There were “modest” redemptions of ETFs in the world’s largest fund, the US-listed SPDR Gold Shares in July and August, leaving the fund slightly below June’s close. “Much of this gap was subsequently closed during October,” the WGC said.

Total identifiable investment, which includes sales of ETFs, bars, coins and other retail investments, was 46% lower than a year ago at 227 tonnes, but up slightly on the second quarter.
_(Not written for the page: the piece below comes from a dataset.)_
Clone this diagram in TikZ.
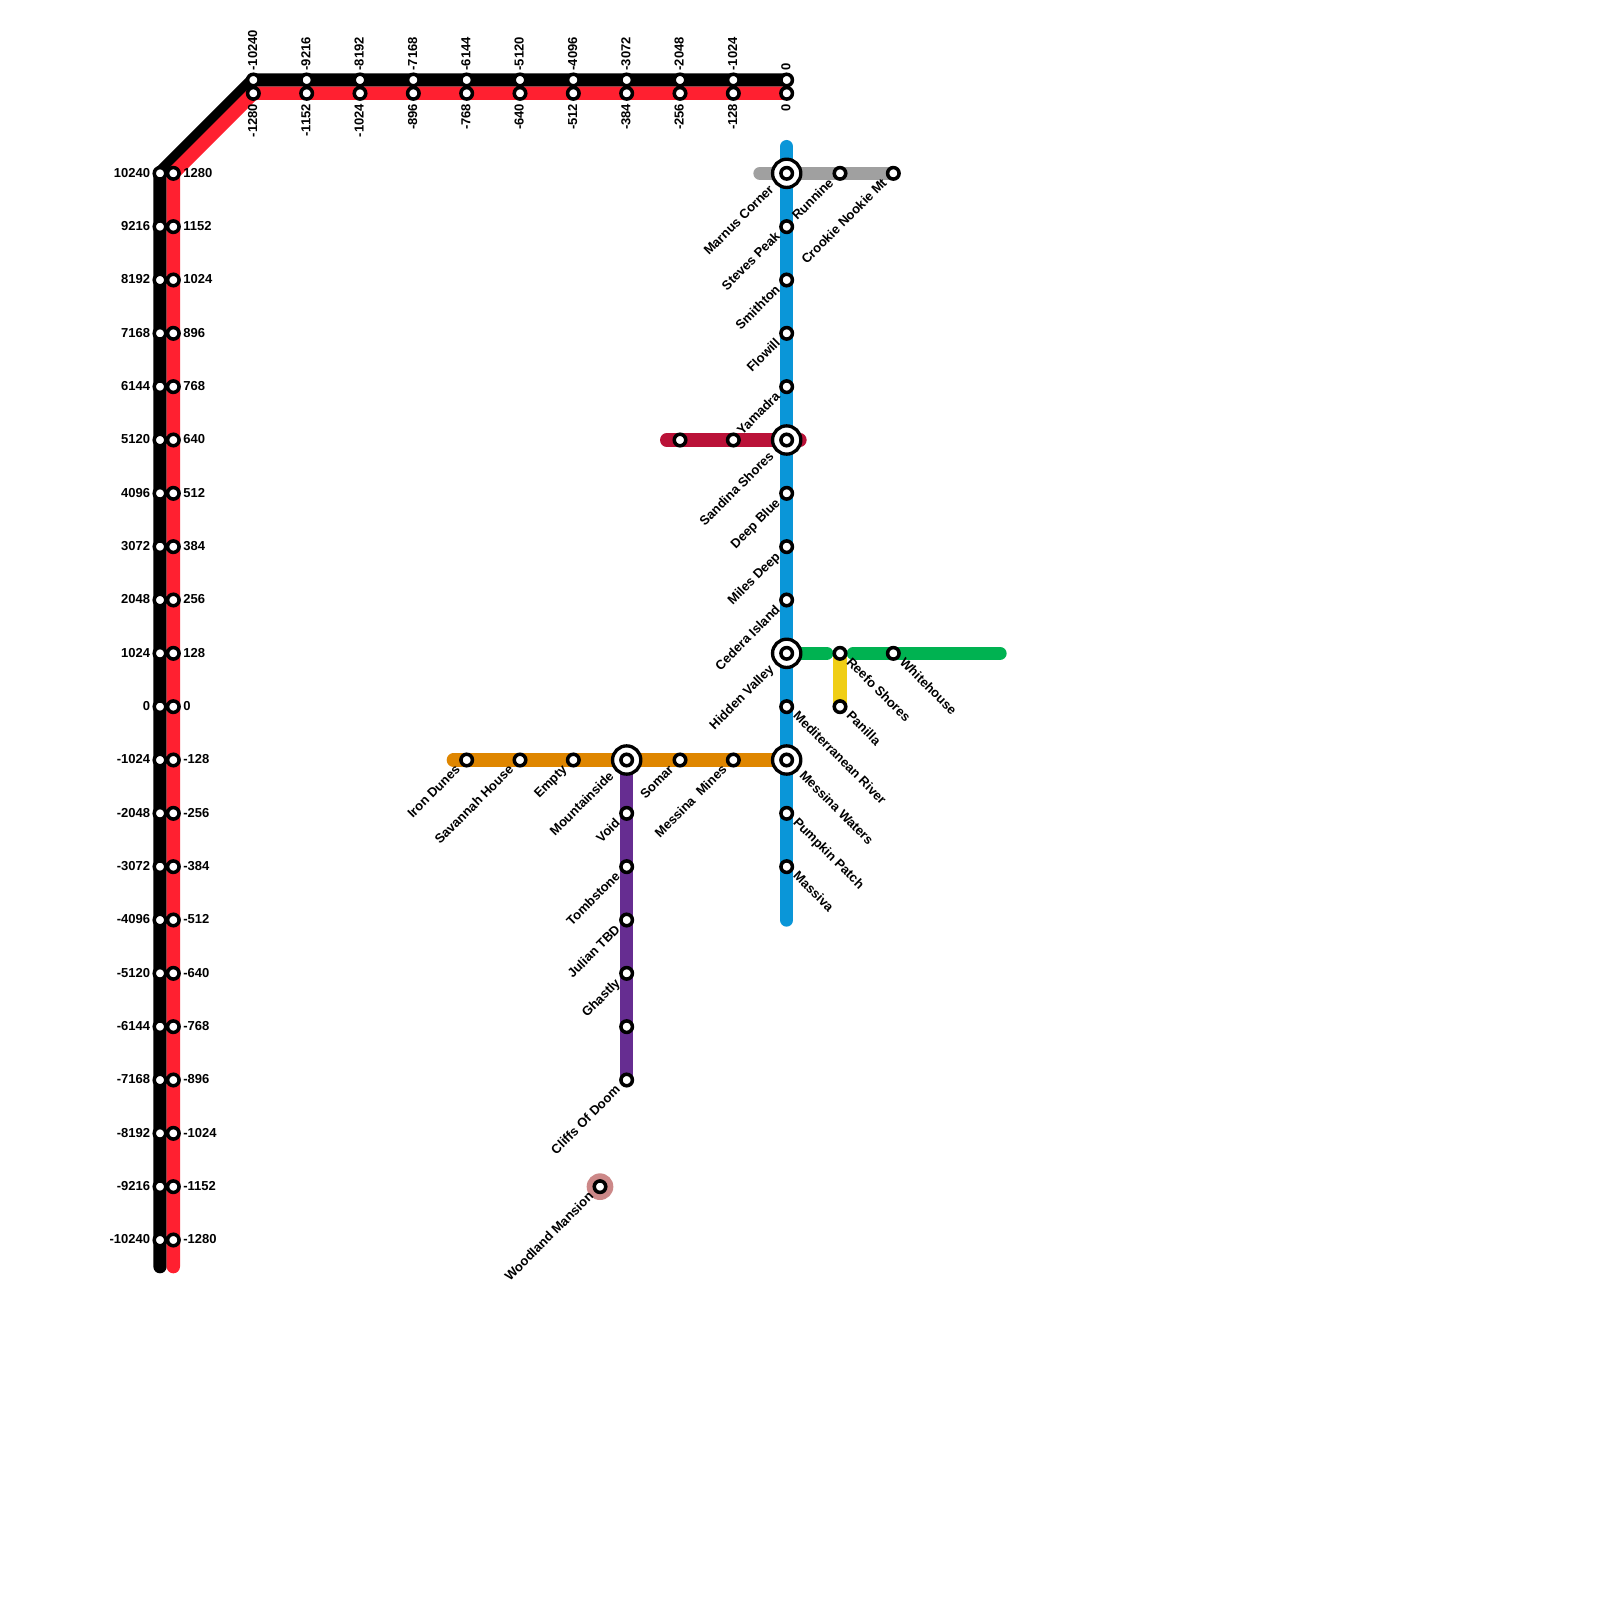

In the first quarter, 609 tonnes of gold flowed into the sector.

Jewellery demand has fallen by a third from levels a year earlier, with India – traditionally the largest consumer of gold – Russia and Turkey showing declines of between 42% and 55%.
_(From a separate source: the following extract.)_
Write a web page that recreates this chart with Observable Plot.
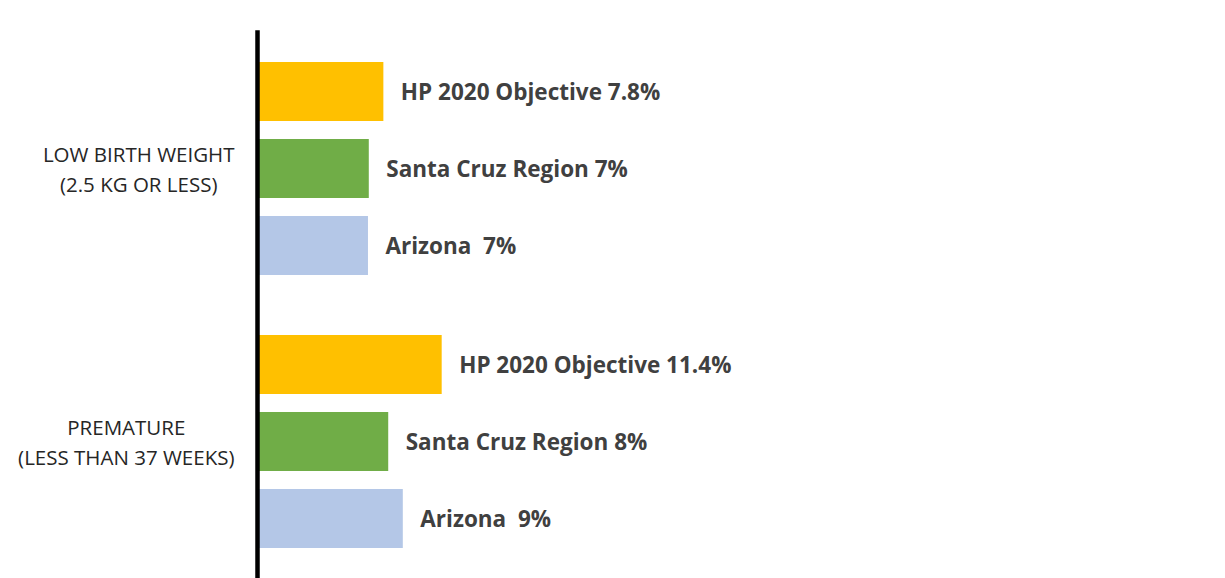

In volume terms, the demand for 473 tonnes of gold is the lowest third-quarter result this decade, the WGC said, adding high prices were suppressing demand around the world except for China where a strengthening economy fuelled buying, pushing demand up eight percent year-on-year.

Comparing the volumes, jewellery demand has improved from the first and second quarters of this year, but fares badly compared to the same period a year ago.

“The value measure of demand tells a somewhat more positive story, suggesting that the long run upward trend in the value of gold jewellery consumption has, so far, not been threatened,” the WGC said.

“This tends to confirm the view that consumers around the globe continue to harbour a deep-seated desire to own gold and are prepared to allocate significant amounts to spending on jewellery,” it added.

The WGC argued that in both investments and jewellery the latest quarter is being compared to a very strong third quarter last year when the gold price was relatively low and the global financial markets were tipping into crisis, prompting a rush into gold as a secure investment haven.

It offered a comparison of third quarters over five years to show that the total decline in demand in the third quarter to 800 tonnes was just four percent compared to the year-on-year decline of 34%.

A bright spot was the changed role of central banks in the gold market, having moved from large suppliers of the metal to net buyers of a modest 15 tonnes in the third quarter, up from five tonnes in the previous quarter.

In the year to date, total official sectors sales came to 42 tonnes compared to 223 tonnes over the same period in 2008. In 2007, central banks sold 484 tonnes of gold.

“The central bank sector presents a positive story, with the underlying trend of improvement expected to remain intact. As with private investors, central banks are looking for diversifiers, and in particular, ways of diversifying their dollar exposure,” the WGC said.

India’s central bank has snapped up half of the International Monetary Fund’s 403 tonnes of gold up for sale. The $6.7bn purchase took India’s gold holdings to 558 tonnes.

There is much speculation in the market that China could look at buying IMF gold to diversify away from its dollar holdings in its reserves of $2.3 trillion, of which just 1.9% is in gold.